Нова неловко поправляет сползающую с плеча вязаную шаль.
Ее рука с клеймом болезненно, стыдно, мерзко! перехватывает бумажный стаканчик удобнее, чтобы поднести ко рту и обжечься.
Обжечься о взгляд Ренато в очередной раз, ведь там так много сочувствия.
Со-чувствуя ей, он как будто пятнает себя, и в этом неправда. Изъян.
Мог бы просто быть хорошим слугой Церкви и не проявлять теплоты, только милосердие, снисхождение. Некоторое терпение к ошибочному созданию.
Но он не живет в мире сослагательного наклонения. У Ренато есть твердость, которой у Новы никогда не было.
Наверное, поэтому ее к нему так тянет? Заблудшую овцу - к нежно поглаживающей по загривку руке.
Что бы сказала Веспер?
***
Кофе сладкий, кофе нежный, кофе молочно-ореховый. Что-то аналогичное в их странной ненавязчивой близости в мгновения передачи информации. В те встречи, когда они делают паузы и смотрят друг на друга.

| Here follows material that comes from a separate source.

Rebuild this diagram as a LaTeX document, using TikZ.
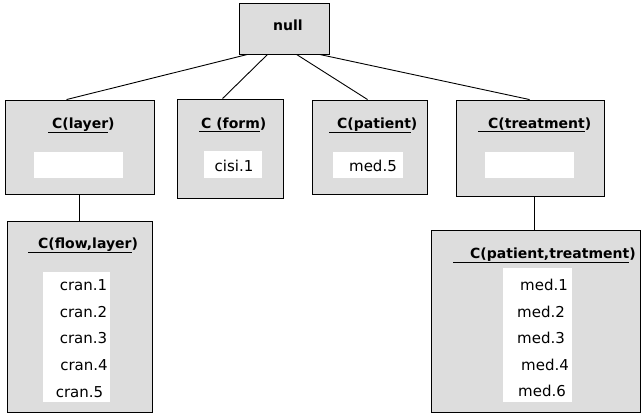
\documentclass[tikz,border=0pt]{standalone}
\usepackage{fontspec}
\setmainfont{DejaVu Sans}
\definecolor{boxgray}{HTML}{DDDDDD}
\tikzset{
  box/.style={draw=black, line width=0.9pt, fill=boxgray, inner sep=0pt, rectangle},
  wbox/.style={fill=white, draw=none, inner sep=0pt, rectangle},
  ttl/.style={inner sep=0pt, anchor=base west, font=\fontsize{14}{16}\selectfont\bfseries},
  entry/.style={inner sep=0pt, font=\fontsize{15}{17}\selectfont},
  conn/.style={draw=black, line width=0.9pt}
}
\begin{document}
\begin{tikzpicture}[x=1pt,y=-1pt]
\useasboundingbox (0,0) rectangle (641,415);
% boxes
\node[box, minimum width=90pt, minimum height=51pt] (null) at (284,28.5) {};
\node[box, minimum width=149pt, minimum height=94pt] (layer) at (79.5,147) {};
\node[box, minimum width=106pt, minimum height=99pt] (form) at (230,148.5) {};
\node[box, minimum width=115pt, minimum height=94pt] (patient) at (369.5,147) {};
\node[box, minimum width=148pt, minimum height=96pt] (treatment) at (530,148) {};
\node[box, minimum width=145pt, minimum height=191pt] (flowlayer) at (79.5,316.5) {};
\node[box, minimum width=209pt, minimum height=182pt] (pattreat) at (535.5,321) {};
% white areas
\node[wbox, minimum width=89pt, minimum height=26pt] (wlayer) at (78.5,165) {};
\node[wbox, minimum width=58pt, minimum height=27pt] (wform) at (233,164.5) {};
\node[wbox, minimum width=70pt, minimum height=26pt] (wpatient) at (368,165) {};
\node[wbox, minimum width=89pt, minimum height=26pt] (wtreatment) at (529.5,165) {};
\node[wbox, minimum width=67pt, minimum height=130pt] (wflow) at (76.5,337) {};
\node[wbox, minimum width=69pt, minimum height=134pt] (wpt) at (537.5,335) {};
% texts
\node[entry, font=\fontsize{14}{16}\selectfont\bfseries] (tnull) at (288,25) {null};
\node[ttl] (tlayer) at (48,128) {\underline{\hspace{4pt}C(layer})};
\node[ttl] (tform) at (199,128) {\underline{\hspace{2pt}C (form})};
\node[ttl] (tpatient) at (329,128) {\underline{\hspace{8pt}C(patient})};
\node[ttl] (ttreatment) at (478,128) {\underline{\hspace{10pt}C(treatment})};
\node[ttl] (tflow) at (28,248) {\underline{\hspace{10pt}C(flow,layer})};
\node[ttl] (tpt) at (453,258) {\underline{\hspace{17pt}C(patient,treatment})};
\node[entry] (cisi) at (234,166) {cisi.1};
\node[entry] (med5) at (373,166) {med.5};
\node[entry] (cran1) at (83.5,285) {cran.1};
\node[entry] (cran2) at (83.5,312) {cran.2};
\node[entry] (cran3) at (83.5,338) {cran.3};
\node[entry] (cran4) at (84,365) {cran.4};
\node[entry] (cran5) at (79.5,392) {cran.5};
\node[entry] (med1) at (544,285) {med.1};
\node[entry] (med2) at (541,312) {med.2};
\node[entry] (med3) at (541,338) {med.3};
\node[entry] (med4) at (545,365) {med.4};
\node[entry] (med6) at (542,391) {med.6};
% connectors
\draw[conn] ([xshift=9pt]null.south west) -- ([xshift=62pt]layer.north west);
\draw[conn] ([xshift=29pt]null.south west) -- ([xshift=46pt]form.north west);
\draw[conn] ([xshift=58pt]null.south west) -- ([xshift=56pt]patient.north west);
\draw[conn] ([xshift=81pt]null.south west) -- ([xshift=74pt]treatment.north west);
\draw[conn] ([xshift=75pt]layer.south west) -- ([xshift=73pt]flowlayer.north west);
\draw[conn] ([xshift=79pt]treatment.south west) -- ([xshift=104pt]pattreat.north west);
\end{tikzpicture}
\end{document}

Отсутствие притворства или притворство высшего порядка - тут уж как угодно.
Нова пытается выудить из себя мысль о том, что для Ренато она почти "равная".
Ей не хочется почти. Ей хочется - абсолютно.
Ей хочется быть его маленьким поводом отклонится от курса. И это делает уязвимой в первую очередь саму Ловчую.
***
- А вы чай предпочитаете?
- С ромашкой, с медом или мятой, - улыбка трогает его странное веснушчатое лицо, как трогает порой солнце осенний лист на мостовой.
Красиво.
Непозволительно долго смотреть на него - самое вкусное, что может быть.
Душа Новы истомилась, и она позволяет себе осечку.
- Мне нравится с вами беседовать.
- А мне нравится с вами молчать.
И так ее последняя крепость падает в облаке каменного крошева и пыли. Падает, несомненно, только затем, чтобы отстроиться заново.
Под его личным знаменем. Под их флагом, если они все-таки отважатся рискнуть.